J.M. catches his wife in bed with another man and, in a moment of rage, kills her with a baseball bat. Shocked by his own actions, he cleans up the blood, prepares her body for disposal and… well, he can’t bring himself to get rid of her. J.M. is still in love with her, so he packs up her body and heads out to the farm where they were married. And once there, he feels pursued, cornered – whatever it is, he’s not alone. And the accidental corpses continue to pile up.

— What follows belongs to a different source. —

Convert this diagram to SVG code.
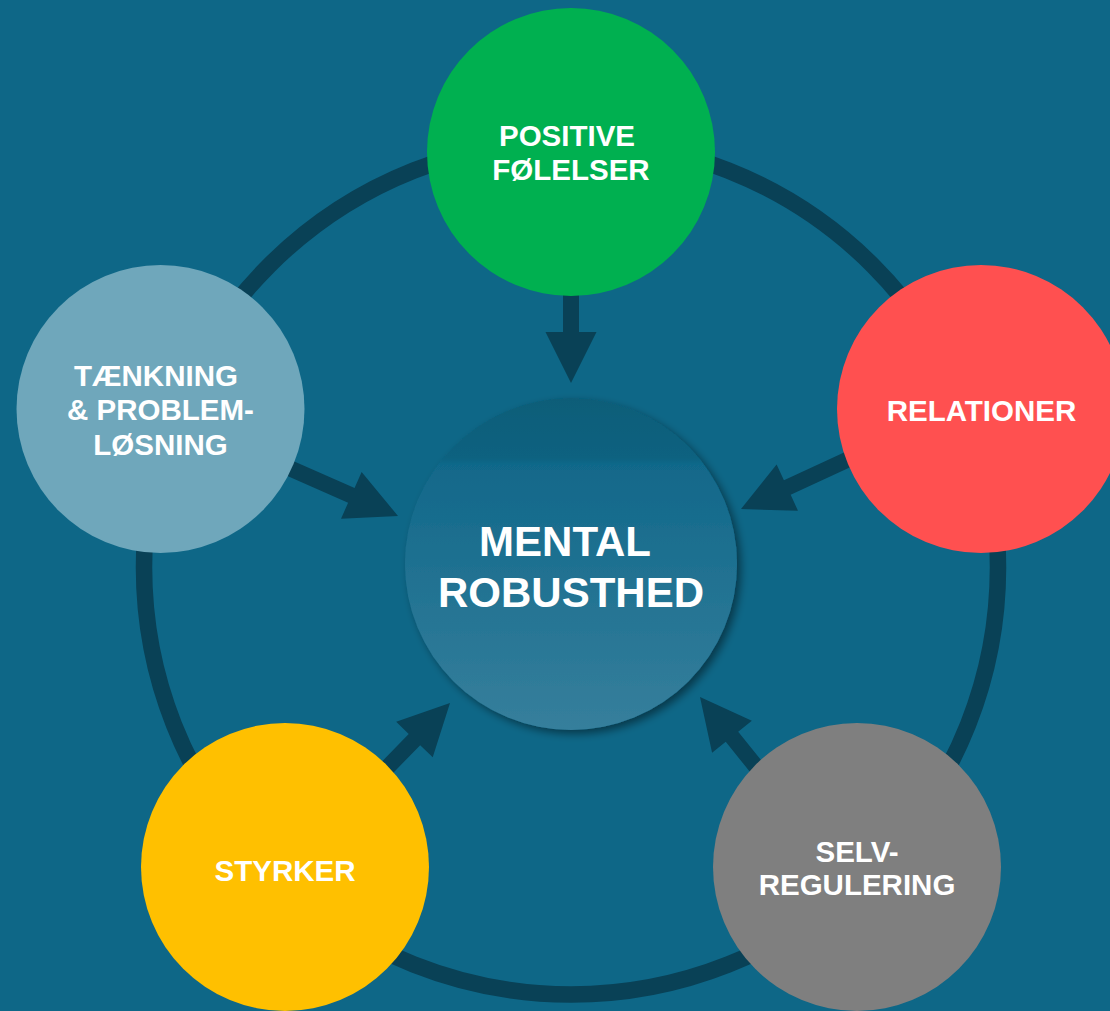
<svg xmlns="http://www.w3.org/2000/svg" width="1110" height="1011" viewBox="0 0 1110 1011">
  <defs>
    <style>
      .label { font-family: "Liberation Sans", Arial, sans-serif; font-weight: bold; fill: #ffffff; text-anchor: middle; }
      .node-text { font-size: 29.5px; }
      .core-text { font-size: 42px; }
      .arrow { fill: #094156; }
    </style>
    <!-- arrow pointing along +x, tip at the origin -->
    <path id="arrow" d="M-200,-8 L-51,-8 L-51,-25.5 L0,0 L-51,25.5 L-51,8 L-200,8 Z"/>
    <linearGradient id="coreFill" x1="0" y1="0" x2="0" y2="1">
      <stop offset="0" stop-color="#0a5d78"/>
      <stop offset="0.18" stop-color="#0c6280"/>
      <stop offset="0.2" stop-color="#11688a"/>
      <stop offset="1" stop-color="#367f9c"/>
    </linearGradient>
    <filter id="coreShadow" x="-20%" y="-20%" width="140%" height="140%">
      <feGaussianBlur in="SourceAlpha" stdDeviation="4"/>
      <feOffset dx="4" dy="4" result="blur"/>
      <feComponentTransfer>
        <feFuncA type="linear" slope="0.45"/>
      </feComponentTransfer>
      <feMerge>
        <feMergeNode/>
        <feMergeNode in="SourceGraphic"/>
      </feMerge>
    </filter>
  </defs>

  <rect x="0" y="0" width="1110" height="1011" fill="#0e6787"/>

  <!-- outer cycle ring and arrows into the core -->
  <g id="connectors">
    <circle cx="571" cy="567.5" r="427" fill="none" stroke="#094156" stroke-width="16.5"/>
    <use href="#arrow" class="arrow" transform="translate(571,383) rotate(90)"/>
    <use href="#arrow" class="arrow" transform="translate(741,509) rotate(155.2)"/>
    <use href="#arrow" class="arrow" transform="translate(398,516) rotate(23.8)"/>
    <use href="#arrow" class="arrow" transform="translate(450,703) rotate(-45.8)"/>
    <use href="#arrow" class="arrow" transform="translate(700,697) rotate(-128.8)"/>
  </g>

  <g id="core">
    <circle cx="571" cy="564" r="166" fill="url(#coreFill)" filter="url(#coreShadow)"/>
    <text class="label core-text" x="565" y="556">MENTAL</text>
    <text class="label core-text" x="571" y="607">ROBUSTHED</text>
  </g>

  <g id="positive-feelings">
    <circle cx="571" cy="152" r="144" fill="#00b050"/>
    <text class="label node-text" x="567" y="146">POSITIVE</text>
    <text class="label node-text" x="571" y="180">FØLELSER</text>
  </g>

  <g id="relations">
    <circle cx="981" cy="409" r="144" fill="#ff5050"/>
    <text class="label node-text" x="981.5" y="421">RELATIONER</text>
  </g>

  <g id="thinking">
    <circle cx="160.5" cy="409" r="144" fill="#6fa7bb"/>
    <text class="label node-text" x="156" y="386">TÆNKNING</text>
    <text class="label node-text" x="160.5" y="420">&amp; PROBLEM-</text>
    <text class="label node-text" x="160.5" y="455">LØSNING</text>
  </g>

  <g id="strengths">
    <circle cx="285" cy="867" r="144" fill="#ffc000"/>
    <text class="label node-text" x="285" y="881">STYRKER</text>
  </g>

  <g id="self-regulation">
    <circle cx="857" cy="867" r="144" fill="#7f7f7f"/>
    <text class="label node-text" x="857" y="862">SELV-</text>
    <text class="label node-text" x="857" y="895">REGULERING</text>
  </g>
</svg>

Like his previous effort, “Ghost of the Needle”, director Avenet-Bradley proves that he knows his way around a psyche and can produce a quirky, off-beat script that delivers suspense over gore. Also like “Ghost of the Needle”, “Cold Blood” isn’t always successful (J.M. is a bit too casual transporting his wife’s body at times, and her dead weight seems to fluctuate from scene to scene), but it never once gets boring (and it’s rarely predictable), it has a positively killer ending, however, no pun intended. Most of the time, you’re sitting wondering where it’s going to go next. The acting is excellent, particularly Walker as J.M., the sympathetic passion-killer
Avenet-Bradley has a love for the genre that is evident, and doesn’t seem to be afraid to craft a story that makes the audience think. Unlike Hollywood auteurs who take viewer-idiocy as a given. This is the kind of movie that was made for horror fans, not the poseurs who clamor for remakes and sequels.
The Heretic Films DVD is another collector’s dream, coming packed with a director commentary, deleted scenes, a decent-lengthed “making of, deleted scenes, “the songs behind the story” and 6 hidden easter eggs. Pick it up and give it a shot!